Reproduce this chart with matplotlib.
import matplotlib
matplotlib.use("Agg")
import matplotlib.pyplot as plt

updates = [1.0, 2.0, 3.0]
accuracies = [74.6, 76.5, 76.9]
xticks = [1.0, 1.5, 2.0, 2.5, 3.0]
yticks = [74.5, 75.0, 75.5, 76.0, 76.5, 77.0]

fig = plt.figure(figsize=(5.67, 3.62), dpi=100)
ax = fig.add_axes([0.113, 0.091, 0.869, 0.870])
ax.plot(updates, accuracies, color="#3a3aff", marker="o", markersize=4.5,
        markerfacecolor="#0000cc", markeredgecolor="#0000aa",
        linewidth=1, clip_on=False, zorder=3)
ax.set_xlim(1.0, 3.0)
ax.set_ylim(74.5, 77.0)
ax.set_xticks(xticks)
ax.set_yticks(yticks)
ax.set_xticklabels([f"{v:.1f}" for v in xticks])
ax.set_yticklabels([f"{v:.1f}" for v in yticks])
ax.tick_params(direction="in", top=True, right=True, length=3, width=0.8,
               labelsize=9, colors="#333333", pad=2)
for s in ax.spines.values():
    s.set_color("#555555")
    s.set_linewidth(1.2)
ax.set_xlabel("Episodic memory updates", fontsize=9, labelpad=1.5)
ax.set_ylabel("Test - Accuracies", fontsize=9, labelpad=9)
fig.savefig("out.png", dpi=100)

--

What is expected: Retype the listing above in full, with no alterations.

The response:
Reproduce this chart with matplotlib.
import matplotlib
matplotlib.use("Agg")
import matplotlib.pyplot as plt

updates = [1.0, 2.0, 3.0]
accuracies = [74.6, 76.5, 76.9]
xticks = [1.0, 1.5, 2.0, 2.5, 3.0]
yticks = [74.5, 75.0, 75.5, 76.0, 76.5, 77.0]

fig = plt.figure(figsize=(5.67, 3.62), dpi=100)
ax = fig.add_axes([0.113, 0.091, 0.869, 0.870])
ax.plot(updates, accuracies, color="#3a3aff", marker="o", markersize=4.5,
        markerfacecolor="#0000cc", markeredgecolor="#0000aa",
        linewidth=1, clip_on=False, zorder=3)
ax.set_xlim(1.0, 3.0)
ax.set_ylim(74.5, 77.0)
ax.set_xticks(xticks)
ax.set_yticks(yticks)
ax.set_xticklabels([f"{v:.1f}" for v in xticks])
ax.set_yticklabels([f"{v:.1f}" for v in yticks])
ax.tick_params(direction="in", top=True, right=True, length=3, width=0.8,
               labelsize=9, colors="#333333", pad=2)
for s in ax.spines.values():
    s.set_color("#555555")
    s.set_linewidth(1.2)
ax.set_xlabel("Episodic memory updates", fontsize=9, labelpad=1.5)
ax.set_ylabel("Test - Accuracies", fontsize=9, labelpad=9)
fig.savefig("out.png", dpi=100)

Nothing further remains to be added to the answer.